En el municipio más pequeño de Gipuzkoa (123 habitantes, según el INE) nació en 1888 el escritor Nikolas Ormaetxea “Orixe”. Su figura se recuerda con orgullo. Y con insistencia. Primero en la fachada de una casa donde una placa indica su lugar preciso de nacimiento acompañado de la siguiente cita: “Euskalerriko biotza dut nik artaz nai badezu galde (sic)”. En la sociedad han colocado una foto suya en blanco y negro entre una ikurriña y la bandera del pueblo. Por último, Orixe tiene su propia escultura al aire libre. Es el habitante más ilustre. El héroe local.

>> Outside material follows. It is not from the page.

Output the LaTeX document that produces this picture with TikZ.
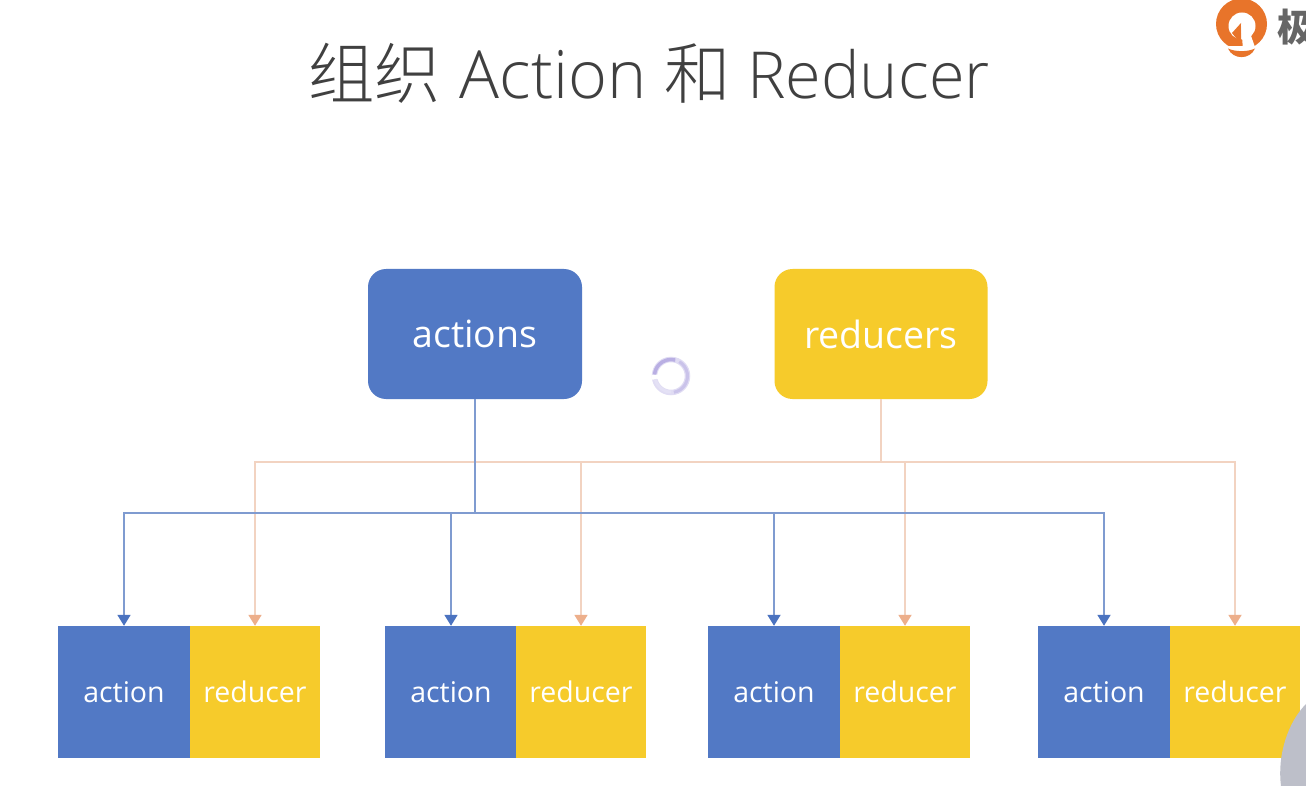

En la no-plaza encontramos a Ander, otro vecino. Se dirige a la sociedad. Es pastor y también trabaja en el sector de la pesca. Nos invita a conocer el espacio por dentro, un lugar tan cálido como puede ser cualquier otra sociedad gastronómica vasca. Hablamos distendidamente. Sobre el tímido relevo generacional que últimamente repunta en Orexa, por ejemplo. “Cada vez hay más niños en el pueblo, esta mañana los he visto jugando en el frontón”, nos cuenta. Además de algunos pormenores del trabajo (hoy es su día de fiesta) tocamos la política de refilón. Orexa es conocido por su pedigrí abertzale. En las pasadas elecciones municipales Bildu obtuvo 73 de los 76 votos emitidos. “Los otros son del PNV”, puntualiza, a lo que hay que añadir una papeleta en blanco.-¡Pero si tú tienes pinta de votar a Ciudadanos!
Ander ríe la gracia. Y le dejamos a su aire.
Orexa será diminuto, pero la mayoría vive en villas y caseríos que más quisieran en muchos pueblos y ciudades. Las casas están estupendamente cuidadas. Son grandes, robustas, elegantes. Después de visitar el cementerio nos topamos con un centro de cultura (cerrado). Tratamos de hablar con alguien más. Pero nadie nos abre la puerta. Nos quedamos con las ganas. Justo ahora que el cielo amaga con abrirse tímidamente y una docena de preciosos caballos salen a pastar al borde de la carretera.